Fecha: 14 de noviembre de 2021

Estimados y estimadas, todos nosotros quisiéramos que este tiempo de Sínodo fuera un momento de conocimiento mutuo y de diálogo profundo. Pero para disfrutarlo, debemos aprender a crear espacios de conversación. Y para que haya conversación es tan importante escuchar desde el silencio interior como hablar desde la propia identidad, dos acciones que a priori parecen más fáciles de lo que son. La escucha pide una actitud honrada y responsable de creer que el otro, amado y valorado por Dios, es también muy importante para mí; reclama pobreza espiritual para saber entender que el contenido que él me comunica, a menudo muy alejado de mi razón, contiene una riqueza que no puedo dejar escapar. Quizás tenemos tendencia a sobrevalorarnos y muy pocas veces recordamos las palabras siempre interpelantes del Nuevo Testamento: «Con toda humildad, considerad a los demás superiores a vosotros mismos» (Fl 2,3). Vaciarnos de todo el bagaje que llevamos dentro, con sencillez y simplicidad de corazón, nos hace aptos para escuchar atentamente al hermano que se acerca.

Sin embargo, en el arte de la conversación no es suficiente con la escucha, sino que se nos pide una palabra de nuestra parte. El habla es uno de los dones más elevados que Dios ha regalado a la humanidad, porque, en gran medida, nuestra interioridad se expresa a través de ella. Sus efectos beneficiosos son exaltados por el sabio: «Una buena respuesta da alegría: ¡una palabra oportuna, que agradablees!». (Pr 15,22-23). Y sin embargo la palabra esconde muchas trampas. Podemos utilizarla superficialmente hablando por hablar, potenciando las propias ideas y subjetividades por encima de la búsqueda de la verdad, proyectando como una carga nuestras insatisfacciones. Incluso podemos mentir sobre noticias o acontecimientos que afectan a la vida de otras personas, las hoy penosamente conocidas como «fake news».

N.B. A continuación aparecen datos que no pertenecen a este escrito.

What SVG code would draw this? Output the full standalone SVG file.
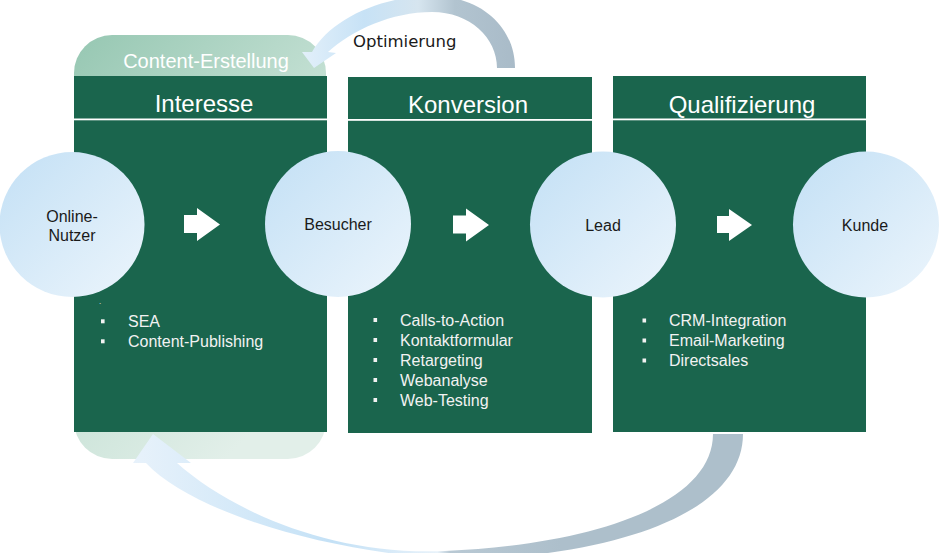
<svg xmlns="http://www.w3.org/2000/svg" width="939" height="553" viewBox="0 0 939 553">
  <defs>
    <linearGradient id="bgGreen" x1="0" y1="0" x2="0.6" y2="1">
      <stop offset="0" stop-color="#96c7b2"/>
      <stop offset="0.5" stop-color="#c2dfd2"/>
      <stop offset="1" stop-color="#e2efe9"/>
    </linearGradient>
    <linearGradient id="circ" x1="0" y1="0" x2="1" y2="1">
      <stop offset="0" stop-color="#c3e0f5"/>
      <stop offset="1" stop-color="#ecf5fc"/>
    </linearGradient>
    <linearGradient id="topArc" gradientUnits="userSpaceOnUse" x1="300" y1="0" x2="515" y2="0">
      <stop offset="0" stop-color="#e3f0fa"/>
      <stop offset="0.3" stop-color="#c7e2f6"/>
      <stop offset="0.55" stop-color="#d6e5ef"/>
      <stop offset="0.72" stop-color="#b2c4d0"/>
      <stop offset="1" stop-color="#a9bbc8"/>
    </linearGradient>
    <linearGradient id="botArc" gradientUnits="userSpaceOnUse" x1="130" y1="0" x2="745" y2="0">
      <stop offset="0" stop-color="#e8f2fb"/>
      <stop offset="0.2" stop-color="#d2e8f8"/>
      <stop offset="0.33" stop-color="#c4e1f6"/>
      <stop offset="0.5" stop-color="#e8f2fa"/>
      <stop offset="0.52" stop-color="#b9c9d4"/>
      <stop offset="0.7" stop-color="#adbfcb"/>
      <stop offset="1" stop-color="#adbfcb"/>
    </linearGradient>
    <style>
      .box { fill: #1a654d; }
      .hline { fill: #ffffff; }
      .head { font-family: "Liberation Sans", Arial, sans-serif; font-size: 24px; fill: #ffffff; text-anchor: middle; }
      .circle { fill: url(#circ); }
      .ctext { font-family: "Liberation Sans", Arial, sans-serif; font-size: 16px; fill: #1a1a1a; text-anchor: middle; }
      .item { font-family: "Liberation Sans", Arial, sans-serif; font-size: 16px; fill: #f2f2f2; }
      .bullet { fill: #f2f2f2; }
      .blk { fill: #ffffff; }
    </style>
  </defs>

  <g id="content-erstellung">
    <rect x="74" y="35" width="252" height="424" rx="38" ry="38" fill="url(#bgGreen)"/>
    <text x="206" y="68" font-family="Liberation Sans, Arial, sans-serif" font-size="20" fill="#ffffff" text-anchor="middle">Content-Erstellung</text>
  </g>

  <g id="interesse">
    <rect class="box" x="74" y="76" width="253" height="356"/>
    <rect class="hline" x="74" y="118.5" width="253" height="1.8"/>
    <text class="head" x="204" y="112">Interesse</text>
    <text x="99" y="304" font-family="Liberation Sans, Arial, sans-serif" font-size="8" fill="#f2f2f2">.</text>
    <rect class="bullet" x="101" y="319.3" width="3.6" height="4"/>
    <text class="item" x="128" y="327">SEA</text>
    <rect class="bullet" x="101" y="339.3" width="3.6" height="4"/>
    <text class="item" x="128" y="347">Content-Publishing</text>
  </g>

  <g id="konversion">
    <rect class="box" x="348" y="77" width="244" height="356"/>
    <rect class="hline" x="348" y="119" width="244" height="1.8"/>
    <text class="head" x="468" y="113">Konversion</text>
    <rect class="bullet" x="373.5" y="318" width="3.6" height="4"/>
    <text class="item" x="400" y="325.5">Calls-to-Action</text>
    <rect class="bullet" x="373.5" y="338" width="3.6" height="4"/>
    <text class="item" x="400" y="345.5">Kontaktformular</text>
    <rect class="bullet" x="373.5" y="358" width="3.6" height="4"/>
    <text class="item" x="400" y="365.5">Retargeting</text>
    <rect class="bullet" x="373.5" y="378" width="3.6" height="4"/>
    <text class="item" x="400" y="385.5">Webanalyse</text>
    <rect class="bullet" x="373.5" y="398" width="3.6" height="4"/>
    <text class="item" x="400" y="405.5">Web-Testing</text>
  </g>

  <g id="qualifizierung">
    <rect class="box" x="613" y="76" width="253" height="356"/>
    <rect class="hline" x="613" y="118.5" width="253" height="1.8"/>
    <text class="head" x="742" y="113">Qualifizierung</text>
    <rect class="bullet" x="642.5" y="318.5" width="3.6" height="4"/>
    <text class="item" x="669" y="326">CRM-Integration</text>
    <rect class="bullet" x="642.5" y="338.5" width="3.6" height="4"/>
    <text class="item" x="669" y="346">Email-Marketing</text>
    <rect class="bullet" x="642.5" y="358.5" width="3.6" height="4"/>
    <text class="item" x="669" y="366">Directsales</text>
  </g>

  <g id="online-nutzer">
    <circle class="circle" cx="72" cy="224.5" r="72.5"/>
    <text class="ctext" x="72" y="221.5">Online-</text>
    <text class="ctext" x="72" y="241">Nutzer</text>
  </g>

  <g id="besucher">
    <circle class="circle" cx="338" cy="224" r="73"/>
    <text class="ctext" x="338" y="230">Besucher</text>
  </g>

  <g id="lead">
    <circle class="circle" cx="603" cy="224.5" r="73"/>
    <text class="ctext" x="603" y="231">Lead</text>
  </g>

  <g id="kunde">
    <circle class="circle" cx="866" cy="224.5" r="73"/>
    <text class="ctext" x="865" y="231">Kunde</text>
  </g>

  <g id="connectors">
    <path class="blk" d="M184,215 H197 V208 L220,224.5 L197,241 V233 H184 Z"/>
    <path class="blk" d="M453,215.5 H466 V208.5 L489,225 L466,241.5 V233.5 H453 Z"/>
    <path class="blk" d="M717,216 H729 V209 L752,225 L729,241 V233 H717 Z"/>

    <path id="optimierung-arrow" fill="url(#topArc)" d="M302,52 L312,52 C330,20 380,-4 432,-4 C482,-4 515,28 515,68 L497,68 C497,38 470,12 432,12 C392,12 352,30 328,52 L336,53 L314,68 Z"/>
    <text x="353" y="47" font-family="DejaVu Sans, Verdana, sans-serif" font-size="16.5" fill="#1a1a1a">Optimierung</text>

    <path id="loop-arrow" fill="url(#botArc)" d="M743,434 C743,505 640,552 470,560 C340,556 195,515 146,463 L133,463 L153,434 L191,463 L177,463 C230,510 330,556 445,551 C590,545 713,505 713,434 Z"/>
  </g>
</svg>
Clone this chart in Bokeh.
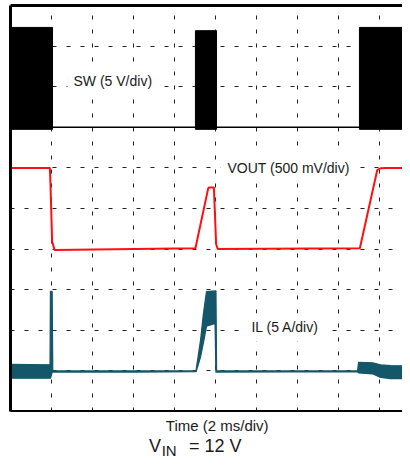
from bokeh.plotting import figure
from bokeh.layouts import column
from bokeh.models import Label, LinearAxis, FixedTicker, ColumnDataSource, Grid
from bokeh.embed import file_html
from bokeh.resources import INLINE

# Time in ms (2 ms/div); vertical values in screen divisions (0 = bottom)
grid_x_ticks = [2, 4, 6, 8, 10, 12, 14, 16, 18]
grid_y_ticks = [1, 2, 3, 4, 5, 6, 7, 8, 9]

# SW: switching bursts (envelope) and the idle level
sw_burst_start = [0.0, 9.02, 17.02]
sw_burst_end = [2.05, 10.05, 19.5]
sw_burst_high = [9.46, 9.38, 9.46]
sw_burst_low = [6.95, 6.95, 6.95]
sw_t = [0.0, 19.5]
sw_v = [7.0, 7.0]

# VOUT (500 mV/div)
vout_t = [0.0, 1.92, 1.95, 2.03, 2.15, 9.02, 9.64, 9.68, 9.92, 10.03, 10.11,
          17.04, 17.89, 18.05, 18.3, 19.5]
vout_v = [6.0, 6.0, 5.6, 4.19, 3.98, 4.02, 5.49, 5.52, 5.52, 4.12, 4.0,
          4.02, 5.95, 5.99, 6.0, 6.0]

# IL (5 A/div): lower / upper envelope of the ripple
il_t = [0.0, 1.93, 1.95, 2.03, 2.06, 5.4, 6.0, 9.05, 9.27, 9.41, 9.56, 9.98,
        10.02, 10.05, 16.93, 16.98, 17.66, 18.05, 18.54, 19.5]
il_lo = [0.82, 0.82, 0.82, 0.97, 0.97, 0.97, 0.97, 0.98, 1.35, 1.7, 2.1, 2.17,
         0.97, 0.97, 0.98, 0.95, 0.93, 0.84, 0.81, 0.81]
il_hi = [1.16, 1.15, 2.96, 2.96, 1.0, 1.0, 1.0, 1.0, 1.75, 2.4, 2.95, 2.97,
         2.97, 1.0, 1.0, 1.21, 1.2, 1.15, 1.13, 1.12]

TEAL = "#14566a"
RED = "#ff1010"
FONT = "Liberation Sans"
TXT = "#1a1a1a"

p = figure(width=402, height=412, x_range=(0, 19.12), y_range=(0, 10),
           output_backend="svg", toolbar_location=None,
           x_axis_type=None, y_axis_type=None,
           min_border_left=10, min_border_right=0, min_border_top=5,
           min_border_bottom=1)
p.outline_line_color = None

for place in ("below", "left", "above"):
    ax = LinearAxis(ticker=FixedTicker(ticks=[]), axis_line_width=3,
                    axis_line_color="black", major_tick_line_color=None,
                    minor_tick_line_color=None, major_tick_in=0, major_tick_out=0,
                    major_label_standoff=0, major_label_text_font_size="0px")
    p.add_layout(ax, place)

gx = Grid(dimension=0, ticker=FixedTicker(ticks=grid_x_ticks),
          grid_line_color="#222222", grid_line_dash="4 10", grid_line_width=1)
gy = Grid(dimension=1, ticker=FixedTicker(ticks=grid_y_ticks),
          grid_line_color="#222222", grid_line_dash="4 10", grid_line_width=1)
p.add_layout(gx)
p.add_layout(gy)

# SW
p.line(sw_t, sw_v, line_color="black", line_width=1.5)
p.quad(left=sw_burst_start, right=sw_burst_end, bottom=sw_burst_low,
       top=sw_burst_high, fill_color="black", line_color="black")

# VOUT
p.line(vout_t, vout_v, line_color=RED, line_width=2)

# IL
src = ColumnDataSource(dict(t=il_t, lo=il_lo, hi=il_hi))
p.varea(x="t", y1="lo", y2="hi", source=src, fill_color=TEAL)
p.line("t", "lo", source=src, line_color=TEAL, line_width=1.3)
p.line("t", "hi", source=src, line_color=TEAL, line_width=1.3)


def lab(fig, x, y, text, size, align="left", baseline="middle", bg=None, pad=0):
    fig.add_layout(Label(x=x, y=y, text=text, text_font=FONT, text_font_size=size,
                         text_color=TXT, text_align=align, text_baseline=baseline,
                         background_fill_color=bg, padding=pad))


lab(p, 2.78, 8.13, "SW (5 V/div)", "14px", bg="white", pad=6)
lab(p, 10.24, 5.99, "VOUT (500 mV/div)", "14px", bg="white", pad=7)
lab(p, 11.46, 2.07, "IL (5 A/div)", "14px", bg="white", pad=6)

# caption strip below the scope screen (coordinates in pixels)
q = figure(width=402, height=48, x_range=(0, 402), y_range=(0, 48),
           output_backend="svg", toolbar_location=None,
           x_axis_type=None, y_axis_type=None, min_border=0)
q.outline_line_color = None
lab(q, 212, 35, "Time (2 ms/div)", "15px", align="center")
lab(q, 142, 15, "V", "18px", baseline="alphabetic")
lab(q, 155, 10, "IN", "15px", baseline="alphabetic")
lab(q, 183, 15, "= 12 V", "18px", baseline="alphabetic")

layout = column(p, q, spacing=0)
open("out.html", "w").write(file_html(layout, INLINE))
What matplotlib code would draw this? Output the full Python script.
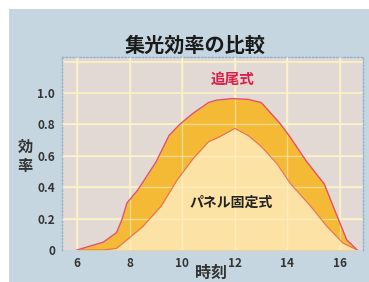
import matplotlib
matplotlib.use("Agg")
import matplotlib.pyplot as plt

plt.rcParams['font.family'] = ['Noto Sans CJK JP', 'DejaVu Sans']

# data
hours_track = [6.0, 6.5, 7.0, 7.5, 7.7, 7.9, 8.3, 9.0, 9.5, 9.9, 10.4, 11.0, 11.3, 11.9, 12.5, 13.0, 13.7, 14.1, 14.7, 15.4, 15.9, 16.25, 16.65]
eff_track   = [0.0, 0.025, 0.05, 0.11, 0.19, 0.30, 0.38, 0.56, 0.73, 0.80, 0.87, 0.94, 0.955, 0.965, 0.96, 0.94, 0.81, 0.72, 0.57, 0.42, 0.21, 0.065, 0.0]
hours_fixed = [6.0, 7.0, 7.5, 7.9, 8.5, 9.2, 9.8, 10.4, 11.0, 11.4, 12.0, 12.5, 13.0, 13.6, 14.1, 14.9, 15.5, 16.1, 16.65]
eff_fixed   = [0.0, 0.0, 0.01, 0.065, 0.15, 0.28, 0.445, 0.58, 0.69, 0.72, 0.775, 0.73, 0.66, 0.55, 0.425, 0.275, 0.15, 0.045, 0.0]
x_ticks = [6, 8, 10, 12, 14, 16]
y_ticks = [0, 0.2, 0.4, 0.6, 0.8, 1.0]
y_ticklabels = ['0', '0.2', '0.4', '0.6', '0.8', '1.0']
title = '集光効率の比較'
label_track = '追尾式'
label_fixed = 'パネル固定式'

W, H = 369, 282
fig = plt.figure(figsize=(W / 100, H / 100), dpi=100)
fig.patch.set_facecolor('white')
bg = fig.add_axes([9 / W, 0, 1 - 9 / W, 1 - 9 / H])
bg.set_facecolor('#c6d6e0')
bg.set_xticks([]); bg.set_yticks([])
for s in bg.spines.values():
    s.set_visible(False)
bg.set_zorder(0)

ax = fig.add_axes([62 / W, 32 / H, 301 / W, 193 / H])
ax.set_zorder(1)
ax.set_facecolor('#e2d9d4')
ax.set_xlim(5.43, 16.87)
ax.set_ylim(0, 1.23)

for g in [0.2, 0.4, 0.6, 0.8, 1.0, 1.2]:
    ax.axhline(g, color='#fbf1c4', lw=1.3, zorder=1)
for g in x_ticks:
    ax.axvline(g, color='#fbf1c4', lw=1.3, zorder=1)

ax.fill_between(hours_track, eff_track, color='#f4b935', lw=0, zorder=2)
ax.fill_between(hours_fixed, eff_fixed, color='#fde2a6', lw=0, zorder=3)
ax.plot(hours_track, eff_track, color='#e2506a', lw=1.0, zorder=4)
ax.plot(hours_fixed, eff_fixed, color='#e87060', lw=0.8, zorder=4)

for g in [0.2, 0.4, 0.6, 0.8]:
    ax.axhline(g, color='#fff4cc', lw=1.0, alpha=0.6, zorder=3.5)
for g in x_ticks:
    ax.axvline(g, color='#fff4cc', lw=1.0, alpha=0.6, zorder=3.5)

ax.set_xticks(x_ticks)
ax.set_xticklabels([str(t) for t in x_ticks])
ax.set_yticks(y_ticks)
ax.set_yticklabels(y_ticklabels)
ax.tick_params(length=0, labelsize=8.5, colors='#333333', pad=5)
for lab in ax.get_xticklabels() + ax.get_yticklabels():
    lab.set_fontweight('bold')
for s in ax.spines.values():
    s.set_color('#8fb2d4')
    s.set_linestyle((0, (1, 1.5)))
    s.set_linewidth(1.0)
ax.spines['bottom'].set_visible(False)

ax.text(11.9, 1.09, label_track, color='#d8204c', fontsize=10.5, fontweight='bold', ha='center', va='center', zorder=5)
ax.text(11.85, 0.3, label_fixed, color='#222222', fontsize=10, fontweight='bold', ha='center', va='center', zorder=5)

fig.text(195 / W, 1 - 45 / H, title, fontsize=14.5, fontweight='bold', color='#1a1a1a', ha='center', va='center', zorder=3)
fig.text(25 / W, 1 - 147 / H, '効', fontsize=11, fontweight='bold', color='#333333', ha='center', va='center', zorder=3)
fig.text(25 / W, 1 - 166 / H, '率', fontsize=11, fontweight='bold', color='#333333', ha='center', va='center', zorder=3)
fig.text(211 / W, 1 - 273 / H, '時刻', fontsize=11.5, fontweight='bold', color='#333333', ha='center', va='center', zorder=3)

fig.savefig('out.png', dpi=100)
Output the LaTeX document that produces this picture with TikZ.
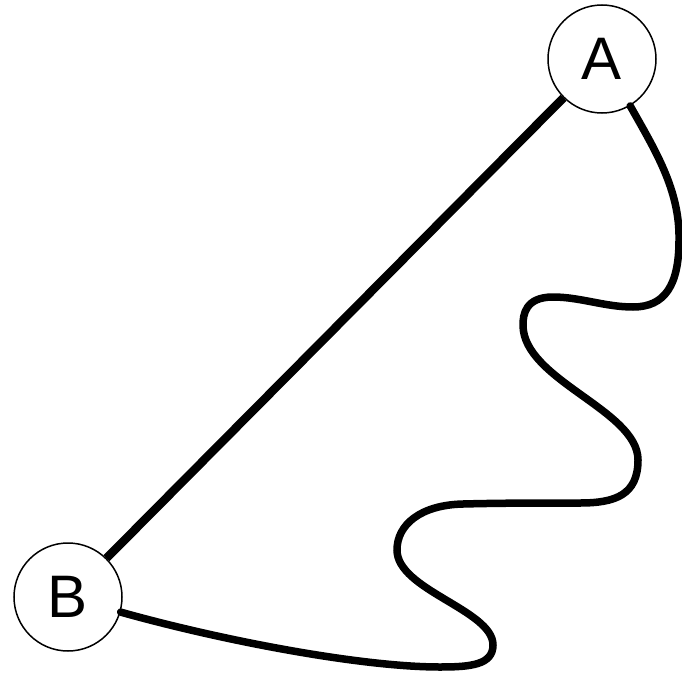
\documentclass[tikz,border=0pt]{standalone}
\usepackage{fontspec}
\setmainfont{Liberation Sans}
\begin{document}
\begin{tikzpicture}[x=1pt,y=-1pt,
  vertex/.style={draw, circle, line width=1.5pt, minimum size=108pt, inner sep=0pt, font=\fontsize{60}{60}\selectfont},
  edgeline/.style={line width=8.5pt},
  wavy/.style={line width=7.5pt, line cap=round}]
\useasboundingbox (0,0) rectangle (682,674);
\node[vertex] (A) at (602,59) {A};
\node[vertex] (B) at (68,597) {B};
\draw[edgeline] (A) -- (B);
\draw[wavy] (A.-59)
  .. controls (655,150) and (680,190) .. (679,240)
  .. controls (679,285) and (665,307) .. (633,307)
  .. controls (605,307) and (580,297) .. (553,297)
  .. controls (525,297) and (523,315) .. (523,325)
  .. controls (523,380) and (638,410) .. (638,460)
  .. controls (638,495) and (615,503) .. (580,503)
  .. controls (540,503) and (500,503) .. (463,504)
  .. controls (420,505) and (397,525) .. (397,550)
  .. controls (397,590) and (493,610) .. (493,645)
  .. controls (493,665) and (470,667) .. (440,667)
  .. controls (360,667) and (220,640) .. (B.-16);
\end{tikzpicture}
\end{document}
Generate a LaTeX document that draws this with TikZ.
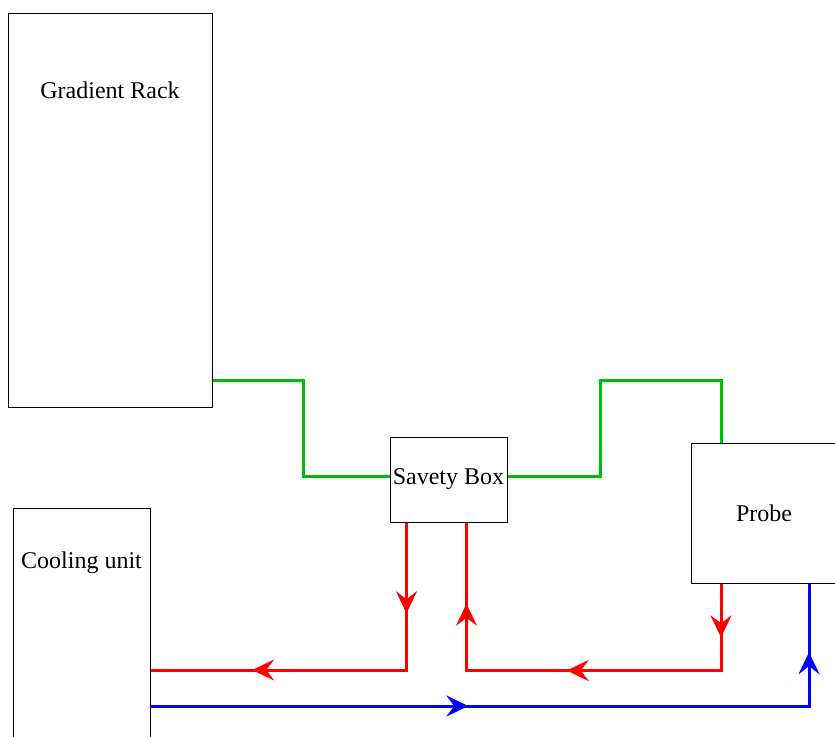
\documentclass[tikz,border=0pt]{standalone}
\usepackage{fontspec}
\setmainfont{Liberation Serif}
\usetikzlibrary{arrows.meta,decorations.markings}
\definecolor{pipegreen}{RGB}{0,190,0}
\begin{document}
\begin{tikzpicture}[
    x=0.5pt, y=-0.5pt,
    every node/.style={font=\fontsize{12}{14}\selectfont},
    unit/.style={
        rectangle,
        draw=black,
        line width=0.5pt,
        inner sep=0pt
    },
    signal/.style={
        draw=pipegreen,
        line width=1.5pt
    },
    coolant/.style={
        draw=#1,
        line width=1.5pt
    },
    flowtip/.tip={Stealth[length=11pt, width=10.5pt, inset=4pt]},
    arrowat/.style={
        postaction={decorate, decoration={markings,
            mark=at position #1 with {\arrow{flowtip}}}}
    }
]
    \useasboundingbox (0,0) rectangle (835,736);
    \clip (0,0) rectangle (835,736);

    % Units
    \node[unit, minimum width=102pt, minimum height=197pt] (rack) at (110,210) {};
    \node (racklabel) at (110,90) {Gradient Rack};
    \node[unit, minimum width=68.5pt, minimum height=140pt] (cooling) at (81.5,648) {};
    \node (coolinglabel) at (81.5,563) {Cooling unit};
    \node[unit, minimum width=58.5pt, minimum height=42.5pt] (savety) at (448.5,479.5) {Savety Box};
    \node[unit, minimum width=73pt, minimum height=70pt, text depth=-1pt] (probe) at (764,513) {Probe};

    % Green connections
    \draw[signal] ([yshift=13.5pt]rack.south east) -- ++(45.5pt,0) |- ([yshift=1.75pt]savety.west);
    \draw[signal] ([yshift=1.75pt]savety.east) -- ++(46.5pt,0) -- ++(0,48pt) -| ([xshift=-21.5pt]probe.north);

    % Red return lines
    \draw[coolant=red, arrowat=0.225, arrowat=0.748]
        ([xshift=-21pt]savety.south) |- ([yshift=-11pt]cooling.east);
    \draw[coolant=red, arrowat=0.11, arrowat=0.493, arrowat=0.834]
        ([xshift=-21.5pt]probe.south) -- ++(0,-43.5pt) -| ([xshift=9pt]savety.south);

    % Blue supply line
    \draw[coolant=blue, arrowat=0.407, arrowat=0.912]
        ([yshift=-29pt]cooling.east) -| ([xshift=22.5pt]probe.south);
\end{tikzpicture}
\end{document}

El habla que necesitamos para construir un diálogo fructífero exige evitar todos estos escollos y concentrarnos en un ejercicio de dominio interior y de inteligencia elegante. El mensaje que queremos comunicar debe ser, ante todo, coherente con los sentimientos de Cristo, y llegar a los demás nunca desde la imposición, sino desde la luz atractiva de la verdad. Si antes de pronunciar una palabra nos detuviéramos al intuir el efecto que ésta puede causar, ¿no modificaríamos más de una vez nuestra expresión? Incluso ante la posible mala educación del otro, la nuestra debe ser una respuesta ponderada y equilibrada, dispuesta a seguir ofreciendo misericordia y paz, la única voz que Dios conoce y acepta. Dice el Apóstol: «Que de vuestra boca no salgan nunca malas palabras, sino tan sólo aquella palabra que sirva para edificar a los demás en lo que convenga y haga bien a quienes la escuchan» (Ef 4,29). Ante todo, debemos hacer madurar una conciencia clara de que nuestra expresividad tiene como interés y finalidad hacer bien a quienes nos escuchan, edificando el Reino de Dios.

Desde aquí entenderemos que lo que más nos interesa es la luz que el Espíritu nos quiera regalar en cada momento. Será Él quien nos enseñe a construir día a día la familia de los creyentes, con el testimonio de unidad que el mundo espera de todos nosotros.